■ Written request ■
In the material below, find every line with "this" and pull it out.

■ Supplied entries ■
☆ ☆ ☆ ☆

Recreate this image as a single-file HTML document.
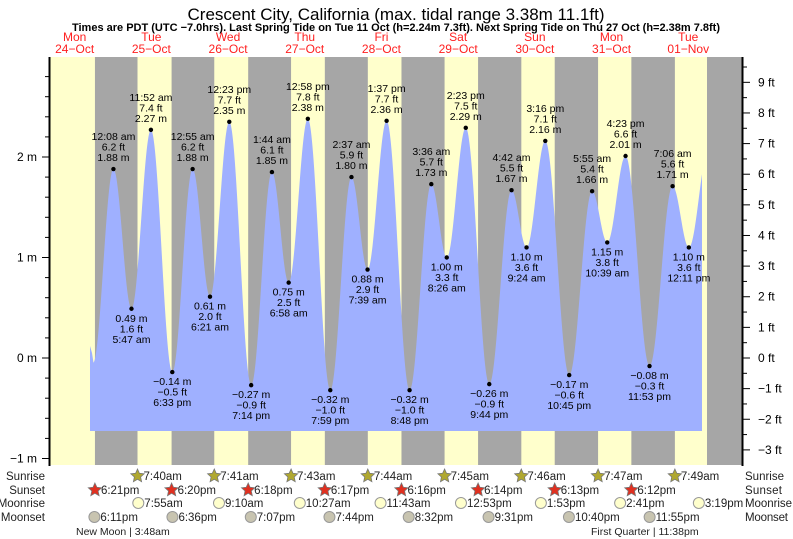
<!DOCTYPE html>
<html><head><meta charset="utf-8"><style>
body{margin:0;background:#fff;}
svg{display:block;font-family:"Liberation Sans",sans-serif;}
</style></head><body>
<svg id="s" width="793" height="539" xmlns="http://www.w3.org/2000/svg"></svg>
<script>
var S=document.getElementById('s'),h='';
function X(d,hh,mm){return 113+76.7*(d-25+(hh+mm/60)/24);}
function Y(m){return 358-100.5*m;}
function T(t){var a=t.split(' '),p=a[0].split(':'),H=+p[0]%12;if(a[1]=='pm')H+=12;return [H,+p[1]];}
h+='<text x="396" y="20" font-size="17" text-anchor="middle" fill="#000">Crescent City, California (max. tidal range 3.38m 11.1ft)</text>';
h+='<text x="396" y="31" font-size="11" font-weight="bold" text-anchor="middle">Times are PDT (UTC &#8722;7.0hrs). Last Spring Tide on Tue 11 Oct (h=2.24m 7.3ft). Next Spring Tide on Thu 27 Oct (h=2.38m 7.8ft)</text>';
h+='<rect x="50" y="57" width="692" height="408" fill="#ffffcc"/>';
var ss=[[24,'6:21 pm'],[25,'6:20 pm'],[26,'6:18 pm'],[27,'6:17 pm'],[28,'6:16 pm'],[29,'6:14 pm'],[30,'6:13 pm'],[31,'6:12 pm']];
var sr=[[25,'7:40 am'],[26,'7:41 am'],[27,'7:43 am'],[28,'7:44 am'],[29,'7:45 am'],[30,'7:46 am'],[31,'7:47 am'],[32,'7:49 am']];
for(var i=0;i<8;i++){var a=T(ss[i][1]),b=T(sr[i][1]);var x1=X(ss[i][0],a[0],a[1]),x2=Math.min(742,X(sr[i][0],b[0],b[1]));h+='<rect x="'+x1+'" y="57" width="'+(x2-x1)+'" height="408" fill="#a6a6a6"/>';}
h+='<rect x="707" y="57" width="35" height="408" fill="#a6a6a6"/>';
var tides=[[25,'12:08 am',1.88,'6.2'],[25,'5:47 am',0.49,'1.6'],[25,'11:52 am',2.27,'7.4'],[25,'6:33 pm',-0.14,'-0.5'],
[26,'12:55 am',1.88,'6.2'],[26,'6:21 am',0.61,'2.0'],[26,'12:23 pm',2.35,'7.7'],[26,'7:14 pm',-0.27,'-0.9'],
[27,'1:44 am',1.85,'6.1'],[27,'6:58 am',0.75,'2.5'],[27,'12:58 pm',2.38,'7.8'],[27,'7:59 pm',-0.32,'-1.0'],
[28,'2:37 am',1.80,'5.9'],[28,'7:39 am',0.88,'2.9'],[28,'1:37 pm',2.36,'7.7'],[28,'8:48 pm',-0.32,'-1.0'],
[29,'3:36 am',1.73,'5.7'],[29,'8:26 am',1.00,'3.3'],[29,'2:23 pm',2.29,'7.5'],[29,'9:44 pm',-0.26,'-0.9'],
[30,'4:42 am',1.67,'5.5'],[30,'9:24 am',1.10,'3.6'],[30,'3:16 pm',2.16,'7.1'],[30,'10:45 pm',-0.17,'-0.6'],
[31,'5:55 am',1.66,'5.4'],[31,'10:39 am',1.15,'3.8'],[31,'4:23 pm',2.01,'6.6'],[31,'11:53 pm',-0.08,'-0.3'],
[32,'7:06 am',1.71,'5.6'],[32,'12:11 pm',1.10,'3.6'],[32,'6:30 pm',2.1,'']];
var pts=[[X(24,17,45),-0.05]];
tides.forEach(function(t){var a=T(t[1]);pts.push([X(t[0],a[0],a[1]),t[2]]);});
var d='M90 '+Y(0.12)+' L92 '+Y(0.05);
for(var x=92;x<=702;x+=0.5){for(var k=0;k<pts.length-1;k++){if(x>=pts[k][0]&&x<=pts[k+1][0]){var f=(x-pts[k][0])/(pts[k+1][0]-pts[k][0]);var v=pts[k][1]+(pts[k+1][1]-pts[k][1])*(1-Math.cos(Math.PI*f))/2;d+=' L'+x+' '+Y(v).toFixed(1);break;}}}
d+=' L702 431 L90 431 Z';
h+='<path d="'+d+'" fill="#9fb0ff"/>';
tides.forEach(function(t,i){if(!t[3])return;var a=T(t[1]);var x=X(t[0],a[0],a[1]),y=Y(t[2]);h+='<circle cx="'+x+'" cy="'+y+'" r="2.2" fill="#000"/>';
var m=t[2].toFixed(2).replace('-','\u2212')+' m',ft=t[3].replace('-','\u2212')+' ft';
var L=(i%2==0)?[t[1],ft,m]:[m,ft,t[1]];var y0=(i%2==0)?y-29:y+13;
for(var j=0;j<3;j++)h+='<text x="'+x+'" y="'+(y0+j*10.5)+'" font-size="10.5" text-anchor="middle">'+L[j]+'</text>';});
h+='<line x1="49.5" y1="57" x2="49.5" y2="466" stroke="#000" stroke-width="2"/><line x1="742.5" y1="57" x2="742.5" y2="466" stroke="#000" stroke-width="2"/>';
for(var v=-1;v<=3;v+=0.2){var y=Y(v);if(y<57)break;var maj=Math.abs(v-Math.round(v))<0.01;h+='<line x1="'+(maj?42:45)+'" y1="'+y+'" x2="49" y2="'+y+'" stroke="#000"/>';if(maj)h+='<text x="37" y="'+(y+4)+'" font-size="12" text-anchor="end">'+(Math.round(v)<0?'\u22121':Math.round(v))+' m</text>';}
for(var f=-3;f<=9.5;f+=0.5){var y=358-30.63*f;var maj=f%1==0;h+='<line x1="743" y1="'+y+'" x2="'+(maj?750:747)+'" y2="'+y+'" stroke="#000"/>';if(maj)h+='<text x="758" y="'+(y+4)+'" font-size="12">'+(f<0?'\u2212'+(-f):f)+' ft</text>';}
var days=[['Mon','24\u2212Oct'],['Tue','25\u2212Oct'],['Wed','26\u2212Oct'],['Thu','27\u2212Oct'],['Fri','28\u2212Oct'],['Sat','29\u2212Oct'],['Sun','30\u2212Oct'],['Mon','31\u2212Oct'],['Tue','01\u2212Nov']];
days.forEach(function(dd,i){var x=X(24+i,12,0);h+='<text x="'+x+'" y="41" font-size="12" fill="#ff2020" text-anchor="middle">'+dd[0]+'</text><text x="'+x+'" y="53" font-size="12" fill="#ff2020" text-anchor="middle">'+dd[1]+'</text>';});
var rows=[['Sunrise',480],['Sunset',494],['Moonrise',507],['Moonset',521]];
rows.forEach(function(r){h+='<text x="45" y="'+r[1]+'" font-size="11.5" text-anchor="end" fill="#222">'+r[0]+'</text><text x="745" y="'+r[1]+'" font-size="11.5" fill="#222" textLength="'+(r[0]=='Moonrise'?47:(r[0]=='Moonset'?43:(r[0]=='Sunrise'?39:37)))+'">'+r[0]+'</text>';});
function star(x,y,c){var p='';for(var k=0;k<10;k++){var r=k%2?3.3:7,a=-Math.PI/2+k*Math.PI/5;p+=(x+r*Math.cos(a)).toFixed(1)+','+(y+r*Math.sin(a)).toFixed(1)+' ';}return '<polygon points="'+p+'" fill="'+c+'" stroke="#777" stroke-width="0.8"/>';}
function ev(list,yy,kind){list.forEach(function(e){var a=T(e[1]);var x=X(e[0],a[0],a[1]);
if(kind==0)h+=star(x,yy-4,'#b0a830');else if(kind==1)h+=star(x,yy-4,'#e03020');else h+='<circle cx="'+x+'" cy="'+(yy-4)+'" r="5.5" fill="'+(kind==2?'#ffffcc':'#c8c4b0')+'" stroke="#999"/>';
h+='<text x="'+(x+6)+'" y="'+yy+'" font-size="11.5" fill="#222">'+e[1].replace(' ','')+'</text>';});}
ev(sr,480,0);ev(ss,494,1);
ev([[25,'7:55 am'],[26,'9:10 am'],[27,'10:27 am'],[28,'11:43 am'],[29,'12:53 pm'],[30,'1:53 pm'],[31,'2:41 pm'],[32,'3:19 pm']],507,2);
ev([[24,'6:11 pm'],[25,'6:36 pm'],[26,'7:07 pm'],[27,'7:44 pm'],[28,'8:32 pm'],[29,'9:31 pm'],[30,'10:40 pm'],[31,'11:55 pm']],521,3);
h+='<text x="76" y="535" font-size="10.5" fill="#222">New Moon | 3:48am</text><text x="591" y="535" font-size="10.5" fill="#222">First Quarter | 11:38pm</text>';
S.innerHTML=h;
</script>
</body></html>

☆ ☆ ☆ ☆

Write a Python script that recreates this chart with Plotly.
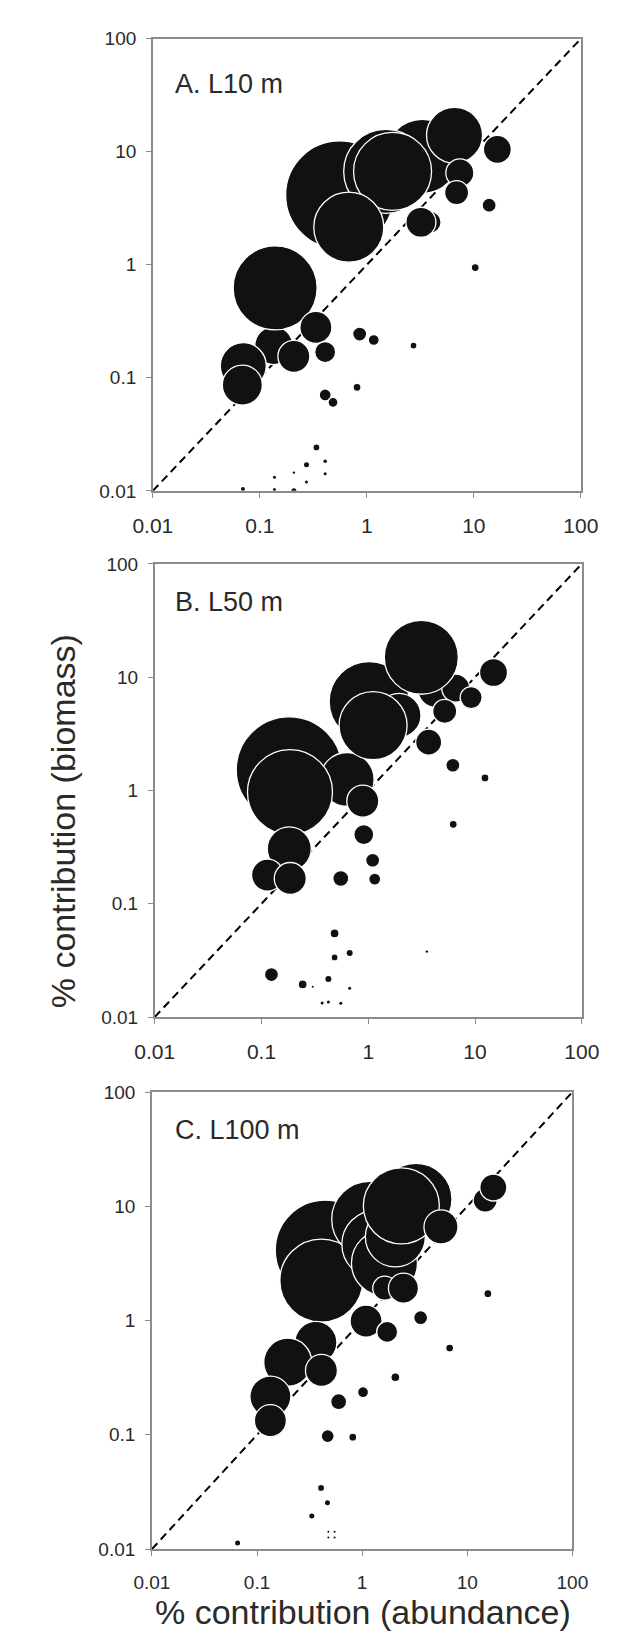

☆ ☆ ☆ ☆

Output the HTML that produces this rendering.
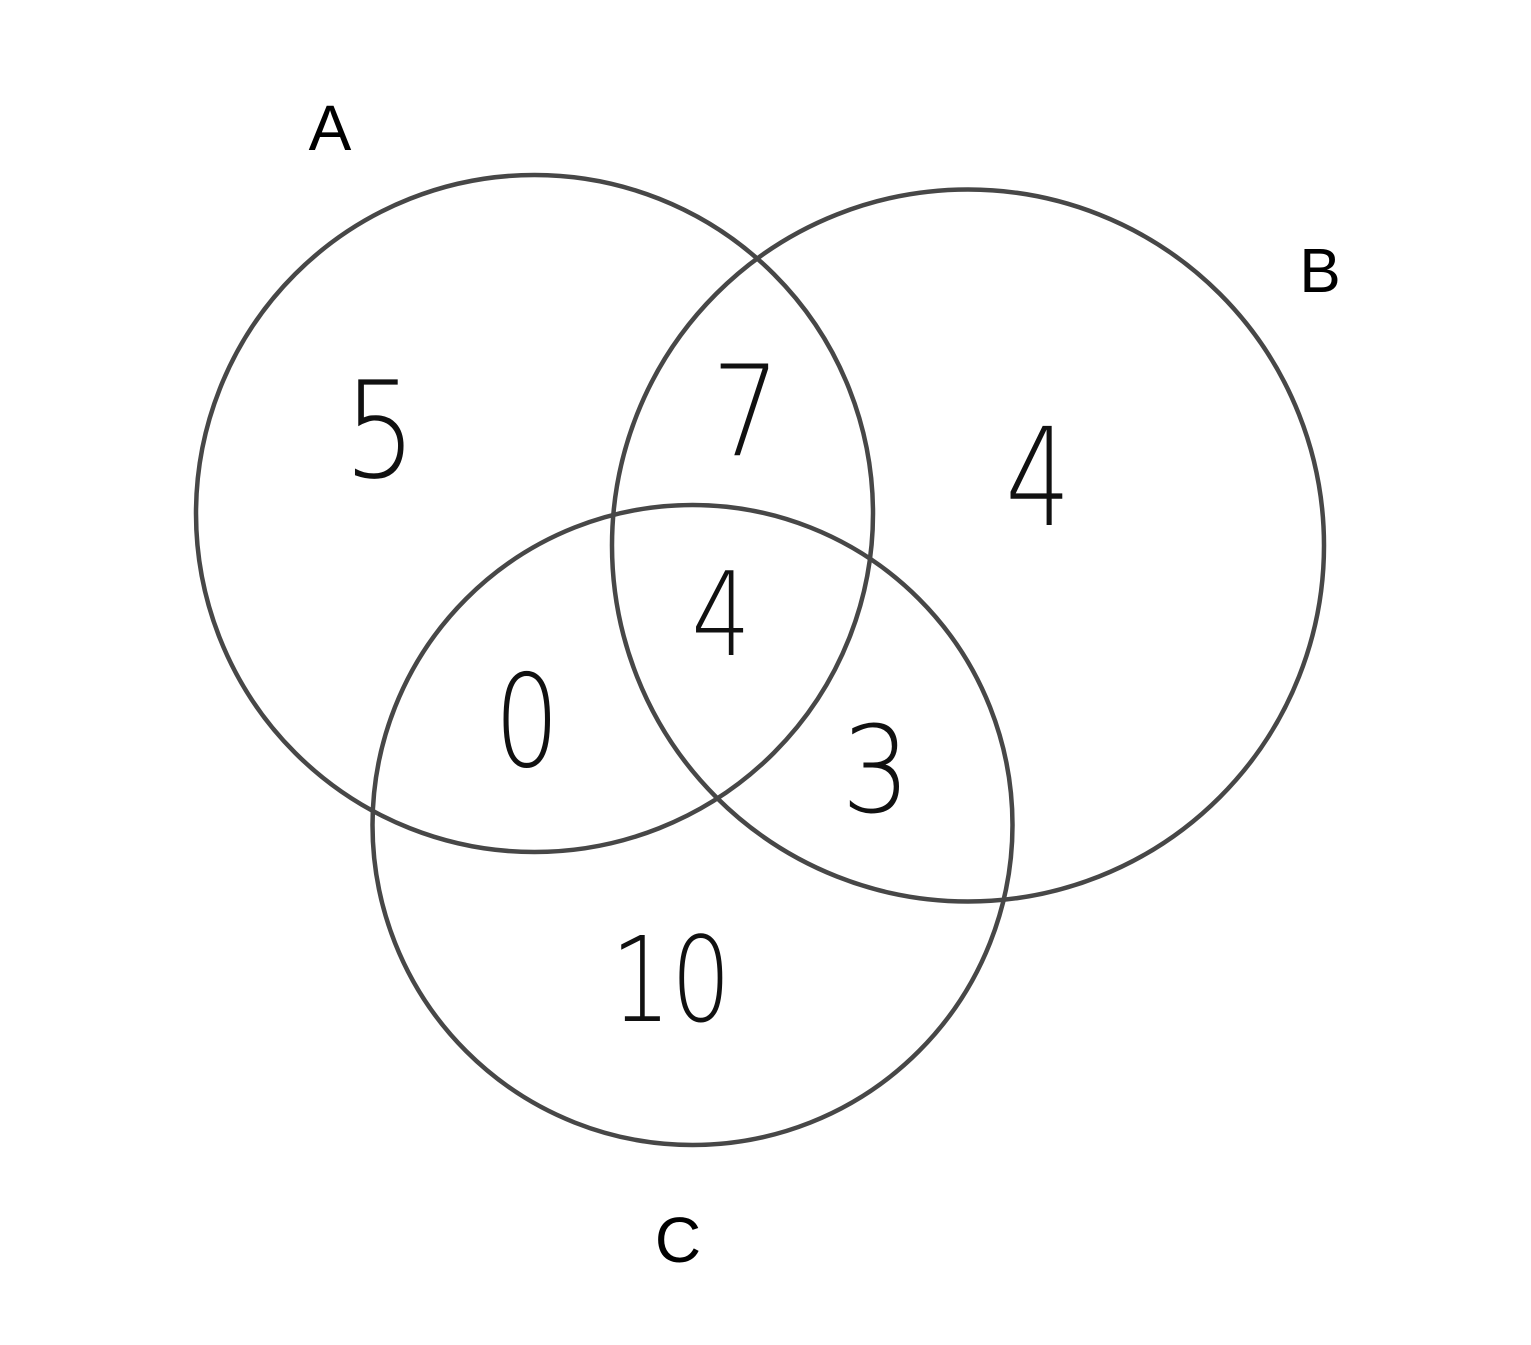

☆ ☆ ☆ ☆

■ Correct response ■
Recreate this image as a single-file HTML document.
Write a Python script that recreates this chart with Plotly.
Output the HTML that produces this rendering.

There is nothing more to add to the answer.